A good rule of thumb, is to listen for mentions of data sources, or for them to be written into the bottom of data graphics or articles as references. This helps you understand who helped provide the information for the graphic and what makes sense as far as how to give a judgment to the quality or validity of the graphic.
What are primary sources?
Primary sources make the backbone of quality data journalism, but it’s not a term you hear regularly outside of the academic institution. Primary sources may be government, academics, non-profits, or even industry! But how does this differ from the low-quality, biased, or unattributed sources you mention earlier? Well for one, we’ve included government and non-profit sources, as well as the concept of attribution which helps preserve the chain of custody of the data and analysis, and possibly using official sources on the issue such as government, or certain reputable non-profits. Reputable is the key-word there of course, but again the media that is reputable has a certain degree of professional attribution of the source of the data used in their interpretations.
What is data literacy?
Data literacy is a skill everyone should have! Not kidding or exaggerating. Data is used in media or official communications to inform. News media or government organizations want the public to know key statistics, trends, and interpretations of official sources and statistics used to measure key indicators of our countries financial health, economic bottlenecks, new industry trends or market changes, environmental and agricultural indicators. Well what is an indicator? An indicator may be a key market statistic, such as GDP per capita. Not all GDP numbers are GDP per capita, sometimes just a countries GDP. Or it may be a key indicator for ocean acidification, threat of algal blooms, and temperature swells that could threaten fishing, such as NOAA forecasts. With this in mind, there is a whole world of information about things that can and often do affect us.

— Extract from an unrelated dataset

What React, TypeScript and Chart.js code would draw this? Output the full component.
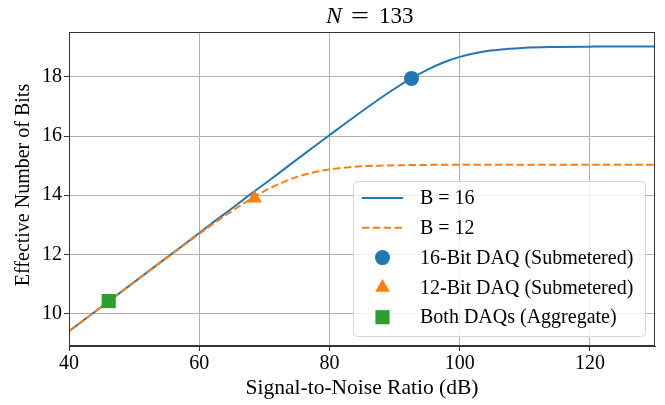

The key is learning how to interpret it.
How should you interpret line graphs?
Line graphs in this definition include bar charts showing trends, scatterplots with fitted lines, boxplots showing moving average, or nearly any 2D graph with a trend captured. Important components are error bars, description of what those error bars mean, and a description of the model fit, if any.
Line graphs should display the correct trend, and may often be biased. For example, one may exaggerate the difference between two points and thus its trend with oddly “scaled” axes. For example, consider the difference between 400 and 600, 50% more, and again with a transformed y-axis only showing from 400 to 600.
How should you interpret scatterplots?
Scatterplots often show a sort of trend, possible correlation, and again a sense of the distribution of pairwise points in a 2D, x-y coordinate system. The key statistic is the type and formulation of the adjusted R^2 or the pearson r^2. Typically on a scale of 0-1, they refer to the degree of agreement among the residuals. A perfect agreement of 0.99 or 1 suggests high “correlation.”
How should you interpret statistics?
Statistics is the tricikiest of the three mentioned data or graphical elements to consider carefully when concerning models or graphical presentations of data in media or academic journals. A statistic is any number or similar datum, a singular metric be it a simple count, or a more advanced formulated metric. Statistics is the field concerning the design and interpretation of statistics informing researchers about the population of study.